In conclusion, it is important to remind ourselves that there are discernable and valuable subversive traditions within Christianity (Quakerism, Anabaptism, liberation theology, radical evangelicalism, progressive Catholicism, and so on), which revolve around from what I'd call ‘the Jesus trajectory’ - and which undermine both top-down churchianity, the Christendom settlement (the dangerous alliance of the church with power) and knock-down metaphysics.

You can't read such radical traditions as generating simple spiritual, moral, theological and political prescriptions, of course. And I wouldn't want to. It's more about cultivating a new and ethos for living, alongside and with others. Far more challenging.

At the moment Christianity seems obsessed with sex and self-preservation. Institutionally, it has lost touch with the radical nature of the Gospel and has become, for many, an irrelevant cultural artifact. The result is massive decline.

The ideology of 'the Christian nation' is also collapsing – but this notion, which some church leaders still try to cling on to, has nothing to do with the person and movement of Jesus, whose irruption in the world remains a huge challenge to both religious and political establishments.

What people are rightly rejecting is religion as a coercive, arbitrary and esoteric force over and against full human flourishing and understanding. Understood through its radical traditions, the Gospel rejects this too.

Instead, Christians should be seeking to renew their intellectual, spiritual and social justice traditions through openness and hospitality towards others, rather than by being defensive or expecting special favour.

The idea that we are all going to agree if religion goes away is as naďve as the view that you cannot have morality without religion. Difference is here to stay. The task is how to establish ground rules for fairness and equal treatment in social life and public debate. All people, whether religious or non-religious, as conventionally defined, have a role to play in that.

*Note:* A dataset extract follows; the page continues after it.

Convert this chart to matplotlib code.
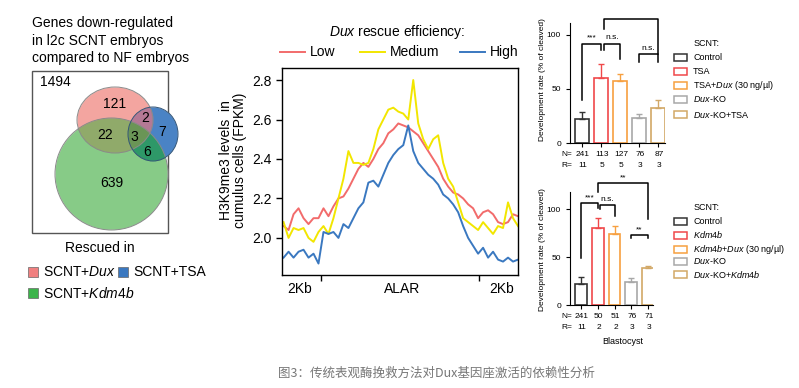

This article comes from a talk prepared for a dialogue between humanists and Christians organized by Leicester Secular Society. The author will be speaking on ‘The State and Religion’, 7:30pm at Christchurch, Clarendon Park Road, Monday 26 February 2007.
--
NOTES:

[1] By ressourcement I mean processes which stress the interplay and interdependence of retrieval, recovery, renewal, re-imagination and re-expression. I am not particularly identifying with ‘new theology’ in the Catholic tradition, and I feel distance as well as affinity with aspects of ‘radical orthodoxy’. In a variety of different ways, ‘where I am coming from’ has been shaped by recent thinkers like Nicholas Lash, Sarah Coakley, Richard Kearney, James Alison, Dorothy Day, Rowan Williams, Sharon Ringe, John Howard Yoder, Simone Weil, William Stringfellow, John Caputo, Dorothee Soelle, Walter Brueggemann, Jurgen Moltmann, Dietrich Bonhoeffer, David Jenkins, Mary Grey, Thomas Merton, Merlod Westphal, Brian McLaren, Ruth Page, Chris Rowland, Richard Rohr, Bert Hoedemaker, Ken Leech, Phyllis Trible, Ian Fraser, Peter Selby, Lisa Sowle Cahill, Nicholas Adams and John Douglas Hall. Of course they bear no responsibility for my own interpretations.

[2] See for example: Richard Dawkins, The God Delusion (Bantam Press, 2006); Richard Swinburne, The Existence of God (Clarendon Press, 2004), Don Cupitt, Taking Leave of God (SCM Press, 1980).

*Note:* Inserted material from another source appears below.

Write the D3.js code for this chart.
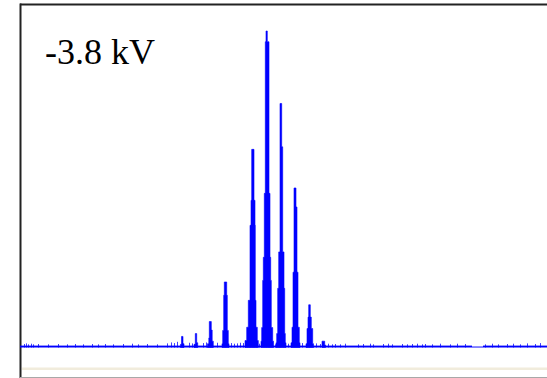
<!DOCTYPE html>
<html lang="en">
<head>
<meta charset="UTF-8">
<script src="https://d3js.org/d3.v7.min.js"></script>
<title>-3.8 kV spectrum</title>
<style>
  body { margin: 0; background: #fff; }
  svg { display: block; }
</style>
</head>
<body>
<svg id="chart" width="547" height="378"></svg>
<script>
// label of the trace
var label = "-3.8 kV";

// x in channels (0 .. 527), intensity in % of the tallest peak
var channelRange = [0, 527];
var baseLevel = 0.6;

// baseline segments [from, to, level]
var baseline = [
  [0, 452, 0.6],
  [452, 463, 0.3],
  [463, 527, 0.6]
];

// each peak as steps [channel, intensity]
var peaks = [
  [[160.5, 1.0], [161.5, 3.5], [163, 1.2], [164, 0.4]],
  [[174, 1.0], [175.3, 4.4], [176.7, 1.5], [177.7, 0.4]],
  [[187.5, 1.2], [188.8, 3.0], [189.3, 8.2], [191.3, 5.5], [192.2, 2.0], [193.3, 0.4]],
  [[202, 1.2], [202.7, 5.4], [203.7, 16.5], [204.3, 20.7], [206.7, 16.5], [207.3, 5.4], [208.3, 1.2], [209, 0.4]],
  [[225, 2.2], [226.7, 6.4], [228.3, 14.9], [230, 38.6], [231, 46.5], [231.7, 62.6], [234, 46.5], [235, 38.6], [235.3, 14.9], [236, 6.4], [237.3, 2.2], [238.3, 0.4]],
  [[241, 2.0], [241.7, 6.3], [242.7, 21.2], [243.3, 28.5], [244.3, 48.7], [245.3, 96.6], [246, 100], [247.3, 96.6], [249, 48.7], [250, 28.5], [250.7, 21.2], [251.3, 6.3], [252.7, 2.0], [253.5, 0.4]],
  [[256, 1.5], [256.7, 4.4], [257.7, 18.7], [258.7, 30.2], [260, 77.1], [261.7, 63.4], [262.7, 30.2], [264, 18.7], [264.7, 4.4], [265.3, 1.5], [266, 0.4]],
  [[271, 1.5], [272, 6.4], [273, 23.8], [274, 50.4], [276, 44.4], [277, 23.8], [278, 6.4], [279.3, 1.5], [280, 0.4]],
  [[286, 1.2], [287, 6.0], [288, 9.6], [288.7, 13.5], [290.3, 9.6], [291.3, 6.0], [292.7, 1.2], [293.5, 0.4]],
  [[302, 2.0], [304.7, 0.8], [305.5, 0.4]]
];

// small noise spikes on the baseline [channel, intensity]
var noise = [
  [4, 1.1], [6, 1.3], [8, 1.0], [11, 1.2], [13, 1.0], [18, 1.1], [28, 1.0], [38, 1.1],
  [47, 1.0], [55, 1.1], [63, 1.0], [72, 1.1], [78, 1.0], [85, 1.1], [93, 1.0], [103, 1.1],
  [112, 1.2], [118, 1.0], [127, 1.1], [137, 1.0], [147, 1.3], [151, 1.6], [154, 1.4],
  [157, 1.8], [169, 1.5], [172, 1.3], [183, 1.4], [186, 1.6], [197, 1.5], [211, 1.4],
  [214, 1.2], [217, 1.3], [220, 1.5], [223, 1.4], [239, 1.2], [255, 1.0], [268, 1.2],
  [282, 1.4], [296, 1.3], [300, 1.1], [308, 1.2], [312, 1.0], [315, 1.1], [320, 1.0],
  [325, 1.2], [338, 1.0], [343, 1.1], [350, 1.2], [353, 1.0], [363, 1.1], [368, 1.2],
  [372, 1.0], [382, 1.1], [387, 1.0], [392, 1.1], [397, 1.2], [402, 1.0], [405, 1.1],
  [412, 1.0], [420, 1.2], [430, 1.0], [437, 1.2], [445, 1.1], [465, 1.0], [472, 1.2],
  [478, 1.0], [487, 1.1], [493, 1.2], [500, 1.0], [507, 1.3], [515, 1.1], [520, 1.4]
];

var svg = d3.select("#chart");
var plotLeft = 20, plotRight = 547, plotTop = 31, plotBottom = 347.5;

var x = d3.scaleLinear().domain(channelRange).range([plotLeft, plotRight]);
var y = d3.scaleLinear().domain([0, 100]).range([plotBottom, plotTop]);

var blue = "#0000ff";

// frame
svg.append("line").attr("x1", plotLeft).attr("x2", plotRight).attr("y1", 4.5).attr("y2", 4.5)
  .attr("stroke", "#222").attr("stroke-width", 2);
svg.append("line").attr("x1", plotLeft + 0.5).attr("x2", plotLeft + 0.5).attr("y1", 3.5).attr("y2", 378)
  .attr("stroke", "#222").attr("stroke-width", 2);
svg.append("rect").attr("x", plotLeft + 2).attr("y", 367.5).attr("width", plotRight - plotLeft).attr("height", 2.5)
  .attr("fill", "#f1ecdc");
svg.append("line").attr("x1", plotLeft).attr("x2", plotRight).attr("y1", 377.5).attr("y2", 377.5)
  .attr("stroke", "#a8a8a8").attr("stroke-width", 1);

// baseline
svg.append("g").selectAll("rect")
  .data(baseline)
  .enter().append("rect")
    .attr("x", function(d) { return x(d[0]); })
    .attr("width", function(d) { return x(d[1]) - x(d[0]); })
    .attr("y", function(d) { return y(d[2]); })
    .attr("height", function(d) { return y(0) - y(d[2]); })
    .attr("fill", blue);

// noise spikes
svg.append("g").selectAll("rect")
  .data(noise)
  .enter().append("rect")
    .attr("x", function(d) { return x(d[0]); })
    .attr("width", 1)
    .attr("y", function(d) { return y(d[1]); })
    .attr("height", function(d) { return y(0) - y(d[1]); })
    .attr("fill", blue)
    .attr("opacity", 0.75);

// peaks
var area = d3.area()
  .curve(d3.curveStepAfter)
  .x(function(d) { return x(d[0]); })
  .y0(y(0))
  .y1(function(d) { return y(d[1]); });

svg.append("g").selectAll("path")
  .data(peaks)
  .enter().append("path")
    .attr("d", function(d) { return area([[d[0][0], baseLevel]].concat(d)); })
    .attr("fill", blue)
    .attr("stroke", blue)
    .attr("stroke-width", 0.6);

// label
svg.append("text")
  .attr("x", 45)
  .attr("y", 64)
  .attr("font-family", "'Liberation Serif', 'Times New Roman', serif")
  .attr("font-size", 36)
  .attr("fill", "#000")
  .text(label);
</script>
</body>
</html>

[3] To many modern minds the Christian doctrine (grammar) of the Trinity is utterly baffling, if not nonsensical. But Nicholas Lash continues to believe that it is of fundamental importance. For a thoughtfully direct unpacking of the underlying ‘grammar’ of Trinitarian understanding, see his excellent Believing Three Ways in One God (SCM Press, 1997). Richard Dawkins – writing dismissively in The Times, 12/02/07, that God “is actually three in one. Not four, not two, but three” – is not least among those who have confused metaphor for description. Since God is not an entity, divine unity and the modes of God are not part of a numerical sequence. That is not the point of this ancient creedal language.

[4] This section is excerpted from an earlier essay,
Does Christianity kill or cure?

[5] By 'ideology' I mean the fixing of ideas into regulative certainties. See part three of Nicholas Lash’s collection, Theology on the Way to Emmaus (SCM Press, 1986).